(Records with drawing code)
· · · · ·
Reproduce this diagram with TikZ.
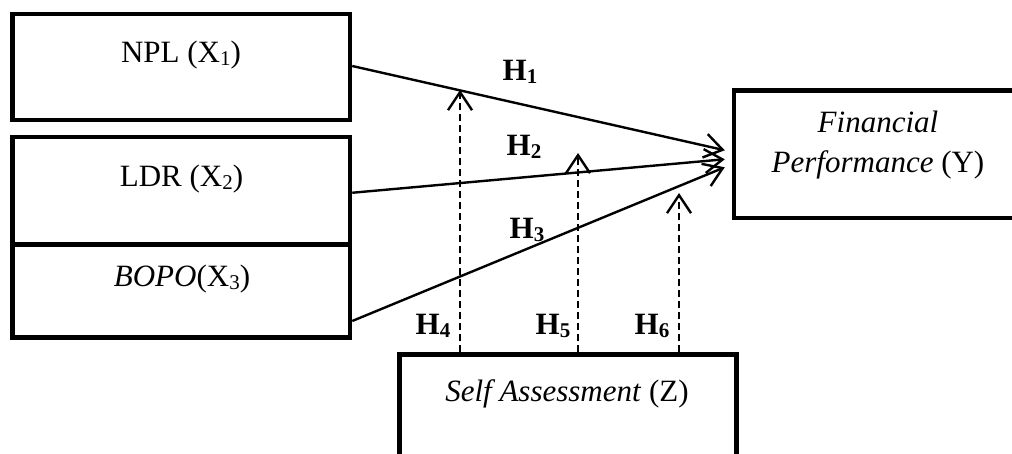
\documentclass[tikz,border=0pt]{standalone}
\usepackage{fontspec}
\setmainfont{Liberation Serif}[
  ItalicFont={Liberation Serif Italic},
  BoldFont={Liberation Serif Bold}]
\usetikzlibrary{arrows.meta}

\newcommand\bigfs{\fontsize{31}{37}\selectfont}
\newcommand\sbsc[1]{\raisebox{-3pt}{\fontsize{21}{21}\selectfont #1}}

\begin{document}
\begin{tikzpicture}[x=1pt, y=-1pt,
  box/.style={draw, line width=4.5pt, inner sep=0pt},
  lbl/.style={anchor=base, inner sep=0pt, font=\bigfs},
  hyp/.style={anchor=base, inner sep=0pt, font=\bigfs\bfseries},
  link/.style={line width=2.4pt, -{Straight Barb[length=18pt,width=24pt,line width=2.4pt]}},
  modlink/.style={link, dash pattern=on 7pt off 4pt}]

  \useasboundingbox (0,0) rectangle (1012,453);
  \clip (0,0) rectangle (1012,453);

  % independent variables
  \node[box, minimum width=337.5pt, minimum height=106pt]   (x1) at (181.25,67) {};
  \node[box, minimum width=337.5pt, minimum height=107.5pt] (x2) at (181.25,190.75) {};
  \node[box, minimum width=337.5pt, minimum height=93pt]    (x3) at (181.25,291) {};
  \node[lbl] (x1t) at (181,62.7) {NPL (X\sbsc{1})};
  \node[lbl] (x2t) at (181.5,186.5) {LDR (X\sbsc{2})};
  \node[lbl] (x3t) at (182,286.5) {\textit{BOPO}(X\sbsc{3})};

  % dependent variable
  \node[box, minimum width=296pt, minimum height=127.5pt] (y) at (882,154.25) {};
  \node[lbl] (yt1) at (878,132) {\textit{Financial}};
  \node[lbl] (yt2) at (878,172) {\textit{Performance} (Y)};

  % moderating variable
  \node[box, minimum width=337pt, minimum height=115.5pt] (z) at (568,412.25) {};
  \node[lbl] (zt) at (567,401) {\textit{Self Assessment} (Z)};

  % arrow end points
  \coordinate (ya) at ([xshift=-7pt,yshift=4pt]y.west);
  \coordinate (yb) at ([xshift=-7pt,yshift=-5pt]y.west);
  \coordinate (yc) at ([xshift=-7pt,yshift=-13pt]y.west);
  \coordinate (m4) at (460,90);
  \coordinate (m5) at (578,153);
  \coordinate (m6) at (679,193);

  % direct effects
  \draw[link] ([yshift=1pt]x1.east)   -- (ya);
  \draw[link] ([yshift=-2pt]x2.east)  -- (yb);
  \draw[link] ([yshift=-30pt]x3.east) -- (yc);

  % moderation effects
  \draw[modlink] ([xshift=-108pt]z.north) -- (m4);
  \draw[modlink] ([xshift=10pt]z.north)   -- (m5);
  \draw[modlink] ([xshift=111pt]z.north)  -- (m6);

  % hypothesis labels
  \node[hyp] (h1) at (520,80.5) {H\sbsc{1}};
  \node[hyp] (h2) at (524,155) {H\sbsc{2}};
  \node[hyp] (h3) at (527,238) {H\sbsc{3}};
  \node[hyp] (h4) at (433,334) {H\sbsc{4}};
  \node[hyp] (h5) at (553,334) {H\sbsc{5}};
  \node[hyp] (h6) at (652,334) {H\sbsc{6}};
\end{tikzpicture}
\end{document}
· · · · ·
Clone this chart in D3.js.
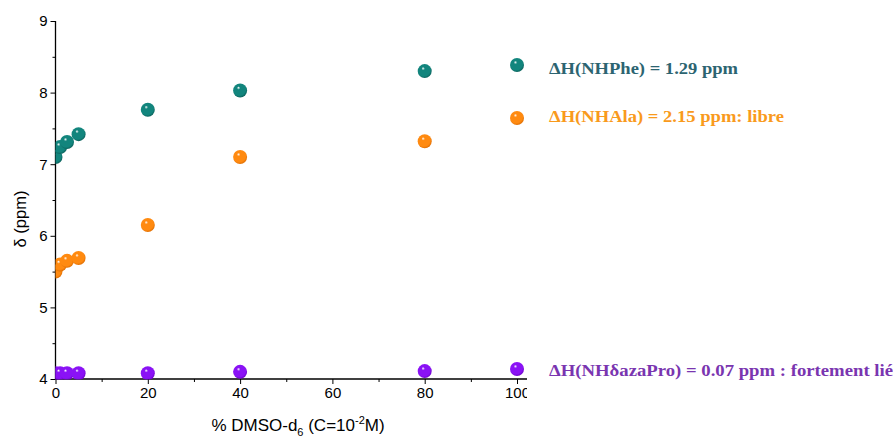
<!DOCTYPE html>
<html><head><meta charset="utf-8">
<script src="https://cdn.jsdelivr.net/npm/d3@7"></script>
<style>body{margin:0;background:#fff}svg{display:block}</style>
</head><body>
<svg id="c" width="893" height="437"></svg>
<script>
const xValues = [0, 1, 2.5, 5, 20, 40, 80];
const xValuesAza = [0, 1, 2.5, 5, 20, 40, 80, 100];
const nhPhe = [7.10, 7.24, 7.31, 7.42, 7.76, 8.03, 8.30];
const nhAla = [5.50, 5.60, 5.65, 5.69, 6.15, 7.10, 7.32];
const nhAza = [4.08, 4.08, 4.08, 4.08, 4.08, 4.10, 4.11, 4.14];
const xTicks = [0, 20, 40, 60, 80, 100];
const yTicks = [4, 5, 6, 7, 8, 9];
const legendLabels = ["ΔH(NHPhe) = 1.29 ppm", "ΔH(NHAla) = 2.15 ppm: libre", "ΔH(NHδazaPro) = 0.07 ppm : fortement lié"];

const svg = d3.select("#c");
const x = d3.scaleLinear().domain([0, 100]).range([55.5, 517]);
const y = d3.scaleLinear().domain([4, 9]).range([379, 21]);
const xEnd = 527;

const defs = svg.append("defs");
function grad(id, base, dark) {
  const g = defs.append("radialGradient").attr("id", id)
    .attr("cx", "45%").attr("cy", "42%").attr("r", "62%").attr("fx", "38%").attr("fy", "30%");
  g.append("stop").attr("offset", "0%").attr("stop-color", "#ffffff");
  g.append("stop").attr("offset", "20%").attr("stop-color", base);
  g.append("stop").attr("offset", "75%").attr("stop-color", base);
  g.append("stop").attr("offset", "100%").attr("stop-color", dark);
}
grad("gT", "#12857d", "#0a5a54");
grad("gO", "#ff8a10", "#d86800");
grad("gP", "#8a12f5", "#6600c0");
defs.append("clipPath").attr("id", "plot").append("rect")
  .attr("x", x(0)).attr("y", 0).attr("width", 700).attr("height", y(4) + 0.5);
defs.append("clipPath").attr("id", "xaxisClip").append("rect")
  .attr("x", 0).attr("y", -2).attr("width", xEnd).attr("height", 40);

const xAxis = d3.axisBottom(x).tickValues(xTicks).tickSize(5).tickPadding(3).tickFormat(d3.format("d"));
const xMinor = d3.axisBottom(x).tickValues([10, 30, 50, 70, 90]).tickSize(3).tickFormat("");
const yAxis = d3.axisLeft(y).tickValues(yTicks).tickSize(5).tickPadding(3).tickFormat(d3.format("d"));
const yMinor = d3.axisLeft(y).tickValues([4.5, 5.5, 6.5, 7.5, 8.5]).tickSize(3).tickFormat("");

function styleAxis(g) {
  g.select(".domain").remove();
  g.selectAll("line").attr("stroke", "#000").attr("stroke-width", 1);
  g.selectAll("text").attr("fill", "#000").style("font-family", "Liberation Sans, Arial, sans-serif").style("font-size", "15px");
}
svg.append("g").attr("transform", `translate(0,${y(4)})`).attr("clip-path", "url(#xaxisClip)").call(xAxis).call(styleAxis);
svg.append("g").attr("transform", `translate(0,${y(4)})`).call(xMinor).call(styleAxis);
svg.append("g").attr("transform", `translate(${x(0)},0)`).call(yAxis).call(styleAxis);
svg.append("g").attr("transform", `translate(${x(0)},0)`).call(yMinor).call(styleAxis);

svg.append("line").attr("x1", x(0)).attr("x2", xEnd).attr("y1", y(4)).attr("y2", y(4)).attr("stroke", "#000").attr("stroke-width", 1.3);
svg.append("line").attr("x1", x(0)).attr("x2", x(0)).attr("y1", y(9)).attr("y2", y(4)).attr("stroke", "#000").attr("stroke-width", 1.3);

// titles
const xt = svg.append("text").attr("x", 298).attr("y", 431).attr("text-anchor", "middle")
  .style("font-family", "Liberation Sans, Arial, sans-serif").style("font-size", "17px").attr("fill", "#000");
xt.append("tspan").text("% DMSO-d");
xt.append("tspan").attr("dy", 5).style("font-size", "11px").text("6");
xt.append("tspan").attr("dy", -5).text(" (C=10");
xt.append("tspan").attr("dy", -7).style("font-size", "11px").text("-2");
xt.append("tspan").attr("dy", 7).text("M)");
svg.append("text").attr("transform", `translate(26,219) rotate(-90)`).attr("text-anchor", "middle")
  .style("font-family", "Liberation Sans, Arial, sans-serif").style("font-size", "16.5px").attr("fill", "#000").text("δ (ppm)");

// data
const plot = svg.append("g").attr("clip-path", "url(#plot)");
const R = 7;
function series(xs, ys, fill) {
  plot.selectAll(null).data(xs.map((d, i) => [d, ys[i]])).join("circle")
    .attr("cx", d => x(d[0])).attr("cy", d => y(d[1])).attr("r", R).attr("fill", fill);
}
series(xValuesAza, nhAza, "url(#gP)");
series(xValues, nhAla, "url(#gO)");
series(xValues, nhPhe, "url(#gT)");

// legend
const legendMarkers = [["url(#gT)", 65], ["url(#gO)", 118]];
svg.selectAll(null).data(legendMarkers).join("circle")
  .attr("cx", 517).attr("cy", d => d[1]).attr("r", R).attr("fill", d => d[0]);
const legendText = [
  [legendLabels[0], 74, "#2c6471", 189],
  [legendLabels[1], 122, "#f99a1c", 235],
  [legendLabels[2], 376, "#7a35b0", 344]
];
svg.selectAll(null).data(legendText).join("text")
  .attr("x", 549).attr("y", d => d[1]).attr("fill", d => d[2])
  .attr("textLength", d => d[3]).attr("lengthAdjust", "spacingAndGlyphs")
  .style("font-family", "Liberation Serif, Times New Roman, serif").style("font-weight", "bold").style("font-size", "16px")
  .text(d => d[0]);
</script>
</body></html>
· · · · ·
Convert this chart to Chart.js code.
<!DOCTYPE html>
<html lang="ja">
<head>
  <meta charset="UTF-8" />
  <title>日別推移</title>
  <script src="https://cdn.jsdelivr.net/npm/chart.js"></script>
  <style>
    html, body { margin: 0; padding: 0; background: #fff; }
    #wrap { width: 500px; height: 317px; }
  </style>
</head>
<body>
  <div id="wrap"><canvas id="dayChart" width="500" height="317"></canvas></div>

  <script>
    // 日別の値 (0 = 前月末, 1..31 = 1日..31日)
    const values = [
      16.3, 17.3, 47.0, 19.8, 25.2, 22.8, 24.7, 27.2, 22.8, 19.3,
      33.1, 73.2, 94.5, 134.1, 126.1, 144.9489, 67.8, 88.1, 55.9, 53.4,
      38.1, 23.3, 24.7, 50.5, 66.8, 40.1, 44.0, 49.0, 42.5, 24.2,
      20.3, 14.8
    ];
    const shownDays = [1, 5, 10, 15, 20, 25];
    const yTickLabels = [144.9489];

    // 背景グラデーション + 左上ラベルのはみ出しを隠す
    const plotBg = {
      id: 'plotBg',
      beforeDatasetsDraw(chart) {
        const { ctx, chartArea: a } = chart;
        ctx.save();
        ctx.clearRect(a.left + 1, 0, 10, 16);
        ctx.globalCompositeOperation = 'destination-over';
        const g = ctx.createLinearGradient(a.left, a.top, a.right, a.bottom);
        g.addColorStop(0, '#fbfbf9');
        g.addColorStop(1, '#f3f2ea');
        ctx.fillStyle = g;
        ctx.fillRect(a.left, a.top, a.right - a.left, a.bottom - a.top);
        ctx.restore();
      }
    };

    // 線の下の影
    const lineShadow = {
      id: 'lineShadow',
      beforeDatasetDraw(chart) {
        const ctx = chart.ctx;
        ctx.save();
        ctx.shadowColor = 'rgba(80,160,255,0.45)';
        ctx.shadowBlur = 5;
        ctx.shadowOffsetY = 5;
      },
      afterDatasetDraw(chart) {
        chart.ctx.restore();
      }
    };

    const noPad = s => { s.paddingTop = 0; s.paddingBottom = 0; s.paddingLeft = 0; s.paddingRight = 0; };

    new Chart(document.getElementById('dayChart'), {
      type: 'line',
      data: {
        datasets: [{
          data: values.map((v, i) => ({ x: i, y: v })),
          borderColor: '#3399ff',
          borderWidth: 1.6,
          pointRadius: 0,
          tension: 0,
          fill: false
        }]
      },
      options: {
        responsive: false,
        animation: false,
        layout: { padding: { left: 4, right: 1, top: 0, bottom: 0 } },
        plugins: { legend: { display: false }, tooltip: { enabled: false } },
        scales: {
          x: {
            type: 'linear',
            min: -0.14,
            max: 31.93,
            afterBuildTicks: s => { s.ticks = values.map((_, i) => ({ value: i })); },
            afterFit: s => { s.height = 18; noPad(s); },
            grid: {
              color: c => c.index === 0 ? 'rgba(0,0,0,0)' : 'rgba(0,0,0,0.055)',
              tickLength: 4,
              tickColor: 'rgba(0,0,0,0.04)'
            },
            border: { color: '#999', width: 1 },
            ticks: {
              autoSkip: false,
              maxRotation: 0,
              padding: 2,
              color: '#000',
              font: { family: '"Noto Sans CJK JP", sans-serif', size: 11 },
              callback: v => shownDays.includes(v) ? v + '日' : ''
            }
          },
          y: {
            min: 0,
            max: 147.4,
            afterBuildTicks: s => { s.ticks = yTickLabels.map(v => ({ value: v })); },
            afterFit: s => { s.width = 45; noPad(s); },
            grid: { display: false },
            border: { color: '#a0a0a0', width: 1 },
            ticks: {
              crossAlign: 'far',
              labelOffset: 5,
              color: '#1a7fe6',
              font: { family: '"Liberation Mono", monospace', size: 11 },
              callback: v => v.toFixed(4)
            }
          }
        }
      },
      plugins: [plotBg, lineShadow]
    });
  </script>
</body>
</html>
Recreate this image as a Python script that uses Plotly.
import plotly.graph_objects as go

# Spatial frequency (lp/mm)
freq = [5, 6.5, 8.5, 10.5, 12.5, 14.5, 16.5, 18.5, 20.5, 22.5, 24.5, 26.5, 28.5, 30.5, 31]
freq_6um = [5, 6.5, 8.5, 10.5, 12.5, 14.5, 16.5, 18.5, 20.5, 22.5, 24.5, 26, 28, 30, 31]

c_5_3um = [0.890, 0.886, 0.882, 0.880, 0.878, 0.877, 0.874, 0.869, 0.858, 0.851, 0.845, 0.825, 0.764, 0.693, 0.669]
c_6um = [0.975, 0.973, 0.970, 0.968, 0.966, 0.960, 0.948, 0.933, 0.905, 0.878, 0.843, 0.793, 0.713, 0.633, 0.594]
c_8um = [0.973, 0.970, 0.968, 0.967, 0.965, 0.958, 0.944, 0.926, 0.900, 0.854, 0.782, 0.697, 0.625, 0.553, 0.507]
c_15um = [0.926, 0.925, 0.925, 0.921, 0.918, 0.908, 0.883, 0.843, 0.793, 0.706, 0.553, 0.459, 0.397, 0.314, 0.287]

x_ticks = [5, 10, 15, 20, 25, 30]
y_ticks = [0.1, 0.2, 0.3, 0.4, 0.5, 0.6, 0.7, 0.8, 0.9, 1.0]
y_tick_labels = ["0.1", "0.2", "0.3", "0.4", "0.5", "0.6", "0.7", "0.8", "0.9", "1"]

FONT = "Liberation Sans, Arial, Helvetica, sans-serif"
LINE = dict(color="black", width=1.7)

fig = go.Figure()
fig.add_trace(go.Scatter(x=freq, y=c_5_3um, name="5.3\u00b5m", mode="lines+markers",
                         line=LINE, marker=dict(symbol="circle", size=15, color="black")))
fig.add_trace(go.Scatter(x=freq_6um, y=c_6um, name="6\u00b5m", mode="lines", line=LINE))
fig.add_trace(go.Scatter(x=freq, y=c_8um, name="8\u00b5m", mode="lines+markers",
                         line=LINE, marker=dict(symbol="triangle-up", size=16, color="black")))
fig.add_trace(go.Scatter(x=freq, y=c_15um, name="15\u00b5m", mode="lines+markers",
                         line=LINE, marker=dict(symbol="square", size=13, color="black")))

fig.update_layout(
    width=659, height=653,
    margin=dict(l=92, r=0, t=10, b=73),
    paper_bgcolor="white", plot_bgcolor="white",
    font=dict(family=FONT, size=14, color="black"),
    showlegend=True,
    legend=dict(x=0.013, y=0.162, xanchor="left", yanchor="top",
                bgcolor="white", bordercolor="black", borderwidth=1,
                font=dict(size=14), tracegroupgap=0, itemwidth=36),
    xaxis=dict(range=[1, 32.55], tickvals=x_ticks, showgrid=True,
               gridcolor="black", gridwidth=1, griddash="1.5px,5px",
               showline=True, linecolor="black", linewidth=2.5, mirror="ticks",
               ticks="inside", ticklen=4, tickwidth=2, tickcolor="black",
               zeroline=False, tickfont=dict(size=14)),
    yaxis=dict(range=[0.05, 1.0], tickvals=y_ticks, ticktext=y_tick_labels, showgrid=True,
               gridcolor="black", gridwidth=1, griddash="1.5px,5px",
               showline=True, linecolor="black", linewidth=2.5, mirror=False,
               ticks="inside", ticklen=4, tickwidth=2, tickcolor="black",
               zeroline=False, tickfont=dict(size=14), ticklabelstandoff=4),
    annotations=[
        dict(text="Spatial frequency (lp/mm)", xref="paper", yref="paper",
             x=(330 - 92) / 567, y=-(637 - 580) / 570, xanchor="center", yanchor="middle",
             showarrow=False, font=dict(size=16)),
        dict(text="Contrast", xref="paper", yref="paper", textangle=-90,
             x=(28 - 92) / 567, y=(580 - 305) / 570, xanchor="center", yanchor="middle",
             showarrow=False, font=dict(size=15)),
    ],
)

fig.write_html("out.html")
· · · · ·
EXERCISE AIM: Transcribe, leaving out pictures, each line from the one containing "Reproduce this diagram with TikZ." through the one containing "(x3t) at (182,286.5)".

FULL ANSWER:
Reproduce this diagram with TikZ.
\documentclass[tikz,border=0pt]{standalone}
\usepackage{fontspec}
\setmainfont{Liberation Serif}[
  ItalicFont={Liberation Serif Italic},
  BoldFont={Liberation Serif Bold}]
\usetikzlibrary{arrows.meta}

\newcommand\bigfs{\fontsize{31}{37}\selectfont}
\newcommand\sbsc[1]{\raisebox{-3pt}{\fontsize{21}{21}\selectfont #1}}

\begin{document}
\begin{tikzpicture}[x=1pt, y=-1pt,
  box/.style={draw, line width=4.5pt, inner sep=0pt},
  lbl/.style={anchor=base, inner sep=0pt, font=\bigfs},
  hyp/.style={anchor=base, inner sep=0pt, font=\bigfs\bfseries},
  link/.style={line width=2.4pt, -{Straight Barb[length=18pt,width=24pt,line width=2.4pt]}},
  modlink/.style={link, dash pattern=on 7pt off 4pt}]

  \useasboundingbox (0,0) rectangle (1012,453);
  \clip (0,0) rectangle (1012,453);

  % independent variables
  \node[box, minimum width=337.5pt, minimum height=106pt]   (x1) at (181.25,67) {};
  \node[box, minimum width=337.5pt, minimum height=107.5pt] (x2) at (181.25,190.75) {};
  \node[box, minimum width=337.5pt, minimum height=93pt]    (x3) at (181.25,291) {};
  \node[lbl] (x1t) at (181,62.7) {NPL (X\sbsc{1})};
  \node[lbl] (x2t) at (181.5,186.5) {LDR (X\sbsc{2})};
  \node[lbl] (x3t) at (182,286.5) {\textit{BOPO}(X\sbsc{3})};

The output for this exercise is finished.